▸ GIVEN DATA:
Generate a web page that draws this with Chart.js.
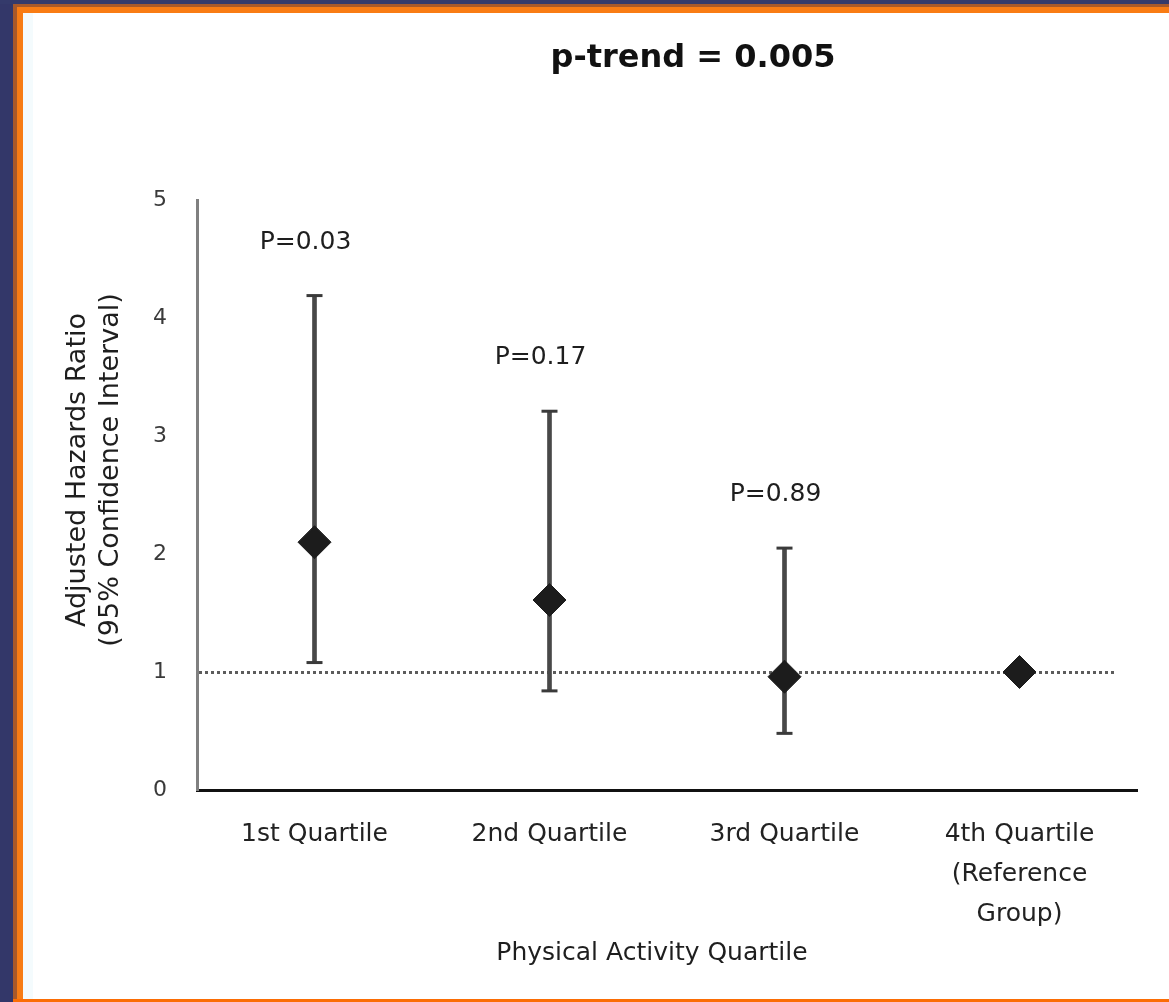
<!DOCTYPE html>
<html>
<head>
<meta charset="utf-8">
<title>Adjusted Hazards Ratio by Physical Activity Quartile</title>
<script src="https://cdn.jsdelivr.net/npm/chart.js@4/dist/chart.umd.min.js"></script>
<style>
  html, body { margin: 0; padding: 0; background: #ffffff; }
  body { width: 1169px; height: 1002px; position: relative; overflow: hidden; }
  .band { position: absolute; }
  #chart { position: absolute; left: 0; top: 0; }
</style>
</head>
<body>
<!-- slide frame -->
<div class="band" style="left:0;top:0;width:13px;height:1002px;background:#333769"></div>
<div class="band" style="left:0;top:0;width:1169px;height:4px;background:#343a6b"></div>
<div class="band" style="left:13px;top:4px;width:4px;height:998px;background:#a8592a"></div>
<div class="band" style="left:13px;top:4px;width:1156px;height:3px;background:#a8592a"></div>
<div class="band" style="left:17px;top:7px;width:6px;height:995px;background:#f77c15"></div>
<div class="band" style="left:17px;top:7px;width:1152px;height:6px;background:#f97c14"></div>
<div class="band" style="left:23px;top:13px;width:10px;height:986px;background:#f4fbfd"></div>
<div class="band" style="left:13px;top:999px;width:1156px;height:3px;background:#fb6d05"></div>

<canvas id="chart" width="1169" height="1002"></canvas>

<script>
// Physical activity quartiles and the adjusted hazards ratios with 95% CI
const categories = ['1st Quartile', '2nd Quartile', '3rd Quartile', ['4th Quartile', '(Reference', 'Group)']];
const hazardRatio = [2.10, 1.61, 0.96, 1.00];
const ciLower = [1.08, 0.84, 0.48, null];
const ciUpper = [4.19, 3.21, 2.05, null];
const pValueLabels = ['P=0.03', 'P=0.17', 'P=0.89', null];
const referenceValue = 1;
const yTickValues = [0, 1, 2, 3, 4, 5];
const titleText = 'p-trend = 0.005';
const yTitleLines = ['Adjusted Hazards Ratio', '(95% Confidence Interval)'];
const xTitleText = 'Physical Activity Quartile';

const ciRanges = ciLower.map((lo, i) => (lo === null ? null : [lo, ciUpper[i]]));

Chart.defaults.font.family = '"DejaVu Sans", "Liberation Sans", sans-serif';

// dotted line at the reference hazards ratio
const referenceLine = {
  id: 'referenceLine',
  beforeDatasetsDraw(chart) {
    const { ctx, chartArea, scales } = chart;
    const y = Math.round(scales.y.getPixelForValue(referenceValue)) + 0.5;
    ctx.save();
    ctx.strokeStyle = '#5c5c5c';
    ctx.lineWidth = 3;
    ctx.setLineDash([3, 3]);
    ctx.beginPath();
    ctx.moveTo(chartArea.left + 2, y);
    ctx.lineTo(chartArea.right - 20, y);
    ctx.stroke();
    ctx.restore();
  }
};

// title, axis titles and the P-value labels above each interval
const chartTexts = {
  id: 'chartTexts',
  afterDraw(chart) {
    const { ctx, scales } = chart;
    ctx.save();
    ctx.fillStyle = '#111';
    ctx.textAlign = 'center';
    ctx.textBaseline = 'alphabetic';

    ctx.font = 'bold 32px "DejaVu Sans", sans-serif';
    ctx.fillText(titleText, 693, 67);

    ctx.fillStyle = '#1e1e1e';
    ctx.font = '25px "DejaVu Sans", sans-serif';
    pValueLabels.forEach((label, i) => {
      if (!label) return;
      const x = scales.x.getPixelForValue(i) - 9;
      const y = scales.y.getPixelForValue(ciUpper[i]) - 47;
      ctx.fillText(label, x, y);
    });

    ctx.fillText(xTitleText, 652, 960);

    ctx.font = '27px "DejaVu Sans", sans-serif';
    ctx.translate(0, 470);
    ctx.rotate(-Math.PI / 2);
    ctx.fillText(yTitleLines[0], 0, 85);
    ctx.fillText(yTitleLines[1], 0, 118);
    ctx.restore();
  }
};

new Chart(document.getElementById('chart'), {
  type: 'bar',
  data: {
    labels: categories,
    datasets: [
      {
        type: 'line',
        label: 'Hazards ratio',
        data: hazardRatio,
        showLine: false,
        pointStyle: 'rectRot',
        pointRadius: 16.5,
        pointBackgroundColor: '#1c1c1c',
        pointBorderColor: '#1c1c1c',
        pointBorderWidth: 1,
        order: 0
      },
      {
        type: 'line',
        label: 'Upper 95% CI',
        data: ciUpper,
        showLine: false,
        pointStyle: 'line',
        pointRadius: 8,
        pointBorderWidth: 3,
        pointBorderColor: '#3a3a3a',
        order: 1
      },
      {
        type: 'line',
        label: 'Lower 95% CI',
        data: ciLower,
        showLine: false,
        pointStyle: 'line',
        pointRadius: 8,
        pointBorderWidth: 3,
        pointBorderColor: '#3a3a3a',
        order: 1
      },
      {
        type: 'bar',
        label: '95% CI',
        data: ciRanges,
        backgroundColor: '#484848',
        borderWidth: 0,
        barThickness: 4,
        order: 2
      }
    ]
  },
  options: {
    responsive: false,
    animation: false,
    devicePixelRatio: 1,
    layout: { padding: { top: 200, right: 32, bottom: 0, left: 0 } },
    plugins: {
      legend: { display: false },
      tooltip: { enabled: false },
      title: { display: false }
    },
    scales: {
      x: {
        offset: true,
        grid: { display: false },
        border: { display: true, color: '#111', width: 3 },
        ticks: {
          color: '#222',
          font: { size: 25, lineHeight: 1.6 },
          padding: 16,
          maxRotation: 0,
          autoSkip: false
        },
        afterFit(scale) { scale.height = 212; }
      },
      y: {
        min: 0,
        max: 5,
        grid: { display: false },
        border: { display: true, color: '#808080', width: 3 },
        afterBuildTicks(scale) { scale.ticks = yTickValues.map(v => ({ value: v })); },
        ticks: {
          color: '#3a3a3a',
          font: { size: 22 },
          padding: 22
        },
        afterFit(scale) { scale.width = 197; }
      }
    }
  },
  plugins: [referenceLine, chartTexts]
});
</script>
</body>
</html>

▸ GOAL:
Write out an exact copy of the listing, first line through the line containing "const xTitleText = 'Physical", with the pictures left out.

▸ FINAL RESULT:
Generate a web page that draws this with Chart.js.
<!DOCTYPE html>
<html>
<head>
<meta charset="utf-8">
<title>Adjusted Hazards Ratio by Physical Activity Quartile</title>
<script src="https://cdn.jsdelivr.net/npm/chart.js@4/dist/chart.umd.min.js"></script>
<style>
  html, body { margin: 0; padding: 0; background: #ffffff; }
  body { width: 1169px; height: 1002px; position: relative; overflow: hidden; }
  .band { position: absolute; }
  #chart { position: absolute; left: 0; top: 0; }
</style>
</head>
<body>
<!-- slide frame -->
<div class="band" style="left:0;top:0;width:13px;height:1002px;background:#333769"></div>
<div class="band" style="left:0;top:0;width:1169px;height:4px;background:#343a6b"></div>
<div class="band" style="left:13px;top:4px;width:4px;height:998px;background:#a8592a"></div>
<div class="band" style="left:13px;top:4px;width:1156px;height:3px;background:#a8592a"></div>
<div class="band" style="left:17px;top:7px;width:6px;height:995px;background:#f77c15"></div>
<div class="band" style="left:17px;top:7px;width:1152px;height:6px;background:#f97c14"></div>
<div class="band" style="left:23px;top:13px;width:10px;height:986px;background:#f4fbfd"></div>
<div class="band" style="left:13px;top:999px;width:1156px;height:3px;background:#fb6d05"></div>

<canvas id="chart" width="1169" height="1002"></canvas>

<script>
// Physical activity quartiles and the adjusted hazards ratios with 95% CI
const categories = ['1st Quartile', '2nd Quartile', '3rd Quartile', ['4th Quartile', '(Reference', 'Group)']];
const hazardRatio = [2.10, 1.61, 0.96, 1.00];
const ciLower = [1.08, 0.84, 0.48, null];
const ciUpper = [4.19, 3.21, 2.05, null];
const pValueLabels = ['P=0.03', 'P=0.17', 'P=0.89', null];
const referenceValue = 1;
const yTickValues = [0, 1, 2, 3, 4, 5];
const titleText = 'p-trend = 0.005';
const yTitleLines = ['Adjusted Hazards Ratio', '(95% Confidence Interval)'];
const xTitleText = 'Physical Activity Quartile';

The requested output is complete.